▶ Goal:
Go through the listing below and gather every line with the word "diagram".

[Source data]

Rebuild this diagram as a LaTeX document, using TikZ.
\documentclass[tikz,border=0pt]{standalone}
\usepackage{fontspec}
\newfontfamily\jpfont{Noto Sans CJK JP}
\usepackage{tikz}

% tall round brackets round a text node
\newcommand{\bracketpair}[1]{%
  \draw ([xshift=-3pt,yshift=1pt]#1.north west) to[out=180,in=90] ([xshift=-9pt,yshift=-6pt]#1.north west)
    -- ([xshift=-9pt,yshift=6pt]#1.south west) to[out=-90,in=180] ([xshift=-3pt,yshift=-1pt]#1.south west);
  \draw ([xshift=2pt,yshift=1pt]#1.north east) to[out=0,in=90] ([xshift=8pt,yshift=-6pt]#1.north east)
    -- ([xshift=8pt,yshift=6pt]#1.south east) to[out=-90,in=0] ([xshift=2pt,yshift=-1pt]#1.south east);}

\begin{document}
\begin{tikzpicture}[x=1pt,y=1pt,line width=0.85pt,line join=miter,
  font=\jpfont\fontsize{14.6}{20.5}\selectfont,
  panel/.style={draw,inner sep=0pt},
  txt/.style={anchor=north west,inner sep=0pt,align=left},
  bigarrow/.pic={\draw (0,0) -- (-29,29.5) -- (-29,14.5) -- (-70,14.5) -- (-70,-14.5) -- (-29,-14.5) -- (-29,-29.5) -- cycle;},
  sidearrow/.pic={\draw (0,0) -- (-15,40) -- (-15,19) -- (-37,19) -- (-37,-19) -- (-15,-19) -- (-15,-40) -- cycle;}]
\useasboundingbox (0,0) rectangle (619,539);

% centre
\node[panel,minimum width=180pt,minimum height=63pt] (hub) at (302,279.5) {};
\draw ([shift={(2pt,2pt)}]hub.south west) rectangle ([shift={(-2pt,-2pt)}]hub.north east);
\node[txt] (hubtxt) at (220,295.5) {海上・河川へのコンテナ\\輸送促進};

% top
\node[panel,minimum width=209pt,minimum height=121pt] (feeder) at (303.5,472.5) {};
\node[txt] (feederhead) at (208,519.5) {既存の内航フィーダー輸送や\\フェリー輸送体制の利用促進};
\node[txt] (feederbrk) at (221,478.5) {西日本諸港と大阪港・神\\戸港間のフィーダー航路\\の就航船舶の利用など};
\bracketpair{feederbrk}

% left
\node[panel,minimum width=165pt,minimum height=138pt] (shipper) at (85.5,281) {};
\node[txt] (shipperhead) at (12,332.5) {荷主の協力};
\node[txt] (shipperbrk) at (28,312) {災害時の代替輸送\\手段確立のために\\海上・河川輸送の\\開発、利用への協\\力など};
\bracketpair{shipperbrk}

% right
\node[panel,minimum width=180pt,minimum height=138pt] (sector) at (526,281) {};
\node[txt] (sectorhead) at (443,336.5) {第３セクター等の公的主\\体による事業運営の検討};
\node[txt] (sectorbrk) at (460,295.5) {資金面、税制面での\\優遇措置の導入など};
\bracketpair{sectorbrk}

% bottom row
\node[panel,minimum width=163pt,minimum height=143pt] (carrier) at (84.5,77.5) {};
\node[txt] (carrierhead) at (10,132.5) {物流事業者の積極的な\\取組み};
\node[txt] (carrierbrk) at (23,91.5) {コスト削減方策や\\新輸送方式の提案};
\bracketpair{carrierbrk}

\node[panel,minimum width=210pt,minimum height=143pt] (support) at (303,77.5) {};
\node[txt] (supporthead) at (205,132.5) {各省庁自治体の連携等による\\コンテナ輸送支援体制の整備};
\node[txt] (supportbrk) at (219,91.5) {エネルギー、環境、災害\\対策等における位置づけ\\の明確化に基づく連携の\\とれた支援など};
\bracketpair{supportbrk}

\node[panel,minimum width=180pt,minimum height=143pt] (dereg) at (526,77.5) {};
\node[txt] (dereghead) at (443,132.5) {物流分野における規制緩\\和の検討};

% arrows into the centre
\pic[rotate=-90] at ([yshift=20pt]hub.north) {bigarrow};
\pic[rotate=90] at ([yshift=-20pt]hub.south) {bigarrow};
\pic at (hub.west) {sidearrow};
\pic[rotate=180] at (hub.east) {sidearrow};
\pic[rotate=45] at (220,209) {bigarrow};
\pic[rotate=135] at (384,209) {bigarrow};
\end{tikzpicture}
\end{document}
...
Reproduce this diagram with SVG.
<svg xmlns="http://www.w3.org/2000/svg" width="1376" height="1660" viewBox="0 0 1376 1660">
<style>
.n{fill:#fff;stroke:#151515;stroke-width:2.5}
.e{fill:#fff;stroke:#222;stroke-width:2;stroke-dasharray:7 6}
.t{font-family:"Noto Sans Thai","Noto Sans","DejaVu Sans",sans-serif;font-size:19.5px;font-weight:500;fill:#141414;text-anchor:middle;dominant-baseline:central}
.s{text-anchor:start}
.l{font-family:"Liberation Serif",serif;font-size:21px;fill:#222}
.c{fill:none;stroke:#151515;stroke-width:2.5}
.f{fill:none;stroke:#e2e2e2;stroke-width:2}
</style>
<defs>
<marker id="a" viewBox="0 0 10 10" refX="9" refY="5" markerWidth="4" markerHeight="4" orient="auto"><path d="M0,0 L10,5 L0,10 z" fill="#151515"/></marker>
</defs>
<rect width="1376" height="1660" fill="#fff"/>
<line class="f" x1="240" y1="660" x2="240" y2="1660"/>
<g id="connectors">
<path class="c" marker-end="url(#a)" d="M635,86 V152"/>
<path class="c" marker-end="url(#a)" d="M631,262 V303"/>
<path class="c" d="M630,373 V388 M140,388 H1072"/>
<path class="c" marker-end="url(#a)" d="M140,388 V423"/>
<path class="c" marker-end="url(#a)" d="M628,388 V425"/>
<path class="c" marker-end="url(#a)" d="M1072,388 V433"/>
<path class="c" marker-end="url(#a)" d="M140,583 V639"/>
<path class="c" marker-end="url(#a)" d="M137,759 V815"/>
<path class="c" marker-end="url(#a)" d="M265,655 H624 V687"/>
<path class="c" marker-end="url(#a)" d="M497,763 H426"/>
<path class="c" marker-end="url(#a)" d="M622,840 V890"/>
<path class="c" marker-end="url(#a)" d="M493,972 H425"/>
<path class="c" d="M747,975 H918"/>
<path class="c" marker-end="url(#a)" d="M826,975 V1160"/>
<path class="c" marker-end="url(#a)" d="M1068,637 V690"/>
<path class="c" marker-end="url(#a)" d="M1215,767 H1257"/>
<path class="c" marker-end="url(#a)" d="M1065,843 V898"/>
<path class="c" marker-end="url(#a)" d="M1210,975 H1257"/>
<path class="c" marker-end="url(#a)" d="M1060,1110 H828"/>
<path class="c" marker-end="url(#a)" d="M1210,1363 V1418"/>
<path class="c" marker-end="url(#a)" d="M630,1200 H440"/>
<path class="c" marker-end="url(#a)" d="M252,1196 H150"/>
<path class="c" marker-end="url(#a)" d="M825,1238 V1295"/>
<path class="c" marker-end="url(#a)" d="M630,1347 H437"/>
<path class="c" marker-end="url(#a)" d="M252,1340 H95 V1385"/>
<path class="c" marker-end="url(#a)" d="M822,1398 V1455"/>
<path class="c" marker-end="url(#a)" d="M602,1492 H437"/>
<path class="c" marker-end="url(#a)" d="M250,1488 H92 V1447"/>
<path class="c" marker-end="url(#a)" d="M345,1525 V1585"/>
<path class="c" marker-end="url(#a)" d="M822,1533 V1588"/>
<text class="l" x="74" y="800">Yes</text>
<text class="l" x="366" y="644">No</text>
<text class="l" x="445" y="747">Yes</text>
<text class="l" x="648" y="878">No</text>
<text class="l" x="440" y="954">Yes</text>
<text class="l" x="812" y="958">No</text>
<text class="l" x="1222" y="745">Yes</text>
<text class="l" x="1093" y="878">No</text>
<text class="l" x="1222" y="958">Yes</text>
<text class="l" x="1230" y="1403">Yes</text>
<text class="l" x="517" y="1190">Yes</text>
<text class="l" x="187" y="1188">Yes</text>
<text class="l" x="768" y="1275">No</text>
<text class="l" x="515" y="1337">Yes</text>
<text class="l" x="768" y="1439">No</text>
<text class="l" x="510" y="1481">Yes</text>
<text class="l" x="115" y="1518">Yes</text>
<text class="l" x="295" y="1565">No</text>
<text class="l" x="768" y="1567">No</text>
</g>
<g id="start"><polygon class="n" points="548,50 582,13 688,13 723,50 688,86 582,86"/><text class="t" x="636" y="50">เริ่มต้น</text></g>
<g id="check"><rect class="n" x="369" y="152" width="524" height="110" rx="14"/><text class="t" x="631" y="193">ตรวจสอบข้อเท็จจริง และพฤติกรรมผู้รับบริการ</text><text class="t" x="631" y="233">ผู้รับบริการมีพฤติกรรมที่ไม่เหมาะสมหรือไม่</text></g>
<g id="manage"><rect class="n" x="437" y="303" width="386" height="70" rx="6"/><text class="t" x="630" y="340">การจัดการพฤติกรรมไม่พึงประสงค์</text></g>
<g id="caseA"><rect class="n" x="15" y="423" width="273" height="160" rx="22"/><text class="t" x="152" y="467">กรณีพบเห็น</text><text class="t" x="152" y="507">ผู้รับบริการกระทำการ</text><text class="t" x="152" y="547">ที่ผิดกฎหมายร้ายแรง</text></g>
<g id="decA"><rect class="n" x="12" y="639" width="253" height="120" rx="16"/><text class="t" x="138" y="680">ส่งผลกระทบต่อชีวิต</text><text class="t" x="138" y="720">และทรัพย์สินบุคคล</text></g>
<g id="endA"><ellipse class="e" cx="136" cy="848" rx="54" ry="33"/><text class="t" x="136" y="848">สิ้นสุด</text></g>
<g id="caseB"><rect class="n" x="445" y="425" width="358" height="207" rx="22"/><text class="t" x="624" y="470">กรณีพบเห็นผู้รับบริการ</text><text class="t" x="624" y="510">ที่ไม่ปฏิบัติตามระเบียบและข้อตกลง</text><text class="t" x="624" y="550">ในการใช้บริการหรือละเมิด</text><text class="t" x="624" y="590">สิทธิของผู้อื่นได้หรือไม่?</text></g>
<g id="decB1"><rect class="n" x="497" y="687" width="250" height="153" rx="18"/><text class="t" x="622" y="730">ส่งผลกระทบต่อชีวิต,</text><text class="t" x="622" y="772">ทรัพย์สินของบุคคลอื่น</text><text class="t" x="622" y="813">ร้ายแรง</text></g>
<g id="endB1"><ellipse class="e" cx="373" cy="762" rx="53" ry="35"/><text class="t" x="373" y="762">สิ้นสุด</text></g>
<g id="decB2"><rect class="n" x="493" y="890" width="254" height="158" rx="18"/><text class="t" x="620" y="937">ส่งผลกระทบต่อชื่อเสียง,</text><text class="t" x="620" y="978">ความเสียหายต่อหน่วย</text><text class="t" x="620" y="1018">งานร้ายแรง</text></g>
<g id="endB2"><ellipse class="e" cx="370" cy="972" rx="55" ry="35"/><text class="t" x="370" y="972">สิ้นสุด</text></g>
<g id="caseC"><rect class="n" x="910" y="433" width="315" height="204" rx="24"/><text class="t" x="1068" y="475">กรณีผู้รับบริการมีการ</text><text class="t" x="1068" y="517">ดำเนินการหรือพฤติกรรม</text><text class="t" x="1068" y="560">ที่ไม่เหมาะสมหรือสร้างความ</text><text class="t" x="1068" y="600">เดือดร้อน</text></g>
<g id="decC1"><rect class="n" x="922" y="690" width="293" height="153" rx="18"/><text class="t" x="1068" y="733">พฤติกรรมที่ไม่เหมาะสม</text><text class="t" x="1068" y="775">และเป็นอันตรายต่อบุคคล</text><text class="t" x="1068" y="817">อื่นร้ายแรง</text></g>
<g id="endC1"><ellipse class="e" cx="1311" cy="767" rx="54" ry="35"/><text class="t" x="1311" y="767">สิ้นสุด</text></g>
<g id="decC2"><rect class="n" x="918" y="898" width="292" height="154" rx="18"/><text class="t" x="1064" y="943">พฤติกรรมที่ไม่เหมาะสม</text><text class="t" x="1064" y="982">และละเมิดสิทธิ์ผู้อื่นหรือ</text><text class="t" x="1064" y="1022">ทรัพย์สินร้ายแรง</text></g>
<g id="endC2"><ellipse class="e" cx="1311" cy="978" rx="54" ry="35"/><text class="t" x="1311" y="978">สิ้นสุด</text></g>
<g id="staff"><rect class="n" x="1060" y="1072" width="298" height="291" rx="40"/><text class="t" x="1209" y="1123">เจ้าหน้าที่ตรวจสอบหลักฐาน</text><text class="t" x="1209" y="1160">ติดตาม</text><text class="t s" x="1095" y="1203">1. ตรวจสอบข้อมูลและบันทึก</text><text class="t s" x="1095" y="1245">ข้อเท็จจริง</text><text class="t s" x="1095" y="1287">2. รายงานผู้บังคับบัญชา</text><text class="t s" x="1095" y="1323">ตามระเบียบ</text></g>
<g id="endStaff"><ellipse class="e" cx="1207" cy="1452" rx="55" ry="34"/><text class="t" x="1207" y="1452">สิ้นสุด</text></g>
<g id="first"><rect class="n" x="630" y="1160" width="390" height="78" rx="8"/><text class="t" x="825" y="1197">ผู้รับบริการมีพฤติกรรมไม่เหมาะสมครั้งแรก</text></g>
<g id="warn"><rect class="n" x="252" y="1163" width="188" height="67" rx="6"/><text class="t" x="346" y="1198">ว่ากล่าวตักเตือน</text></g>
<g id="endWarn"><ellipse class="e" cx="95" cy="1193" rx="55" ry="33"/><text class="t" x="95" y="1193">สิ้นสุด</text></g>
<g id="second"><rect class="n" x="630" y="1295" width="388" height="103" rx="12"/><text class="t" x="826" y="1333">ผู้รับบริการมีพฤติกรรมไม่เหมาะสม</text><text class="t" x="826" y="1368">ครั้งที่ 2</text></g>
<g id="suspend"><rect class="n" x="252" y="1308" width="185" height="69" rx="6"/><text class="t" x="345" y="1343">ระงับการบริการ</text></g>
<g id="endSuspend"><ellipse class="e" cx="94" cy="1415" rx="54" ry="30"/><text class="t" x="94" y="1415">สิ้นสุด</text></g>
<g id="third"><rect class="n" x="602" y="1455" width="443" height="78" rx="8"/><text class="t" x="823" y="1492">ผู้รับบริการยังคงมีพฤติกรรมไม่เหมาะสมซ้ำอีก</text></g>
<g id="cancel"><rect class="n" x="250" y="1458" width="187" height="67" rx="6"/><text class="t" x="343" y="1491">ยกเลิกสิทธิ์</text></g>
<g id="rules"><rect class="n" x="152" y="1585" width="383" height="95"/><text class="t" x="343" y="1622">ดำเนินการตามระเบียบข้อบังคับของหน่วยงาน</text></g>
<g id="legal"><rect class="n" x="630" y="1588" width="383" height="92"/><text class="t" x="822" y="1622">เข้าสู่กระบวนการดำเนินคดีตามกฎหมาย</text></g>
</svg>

▶ Solution below:
Rebuild this diagram as a LaTeX document, using TikZ.
Reproduce this diagram with SVG.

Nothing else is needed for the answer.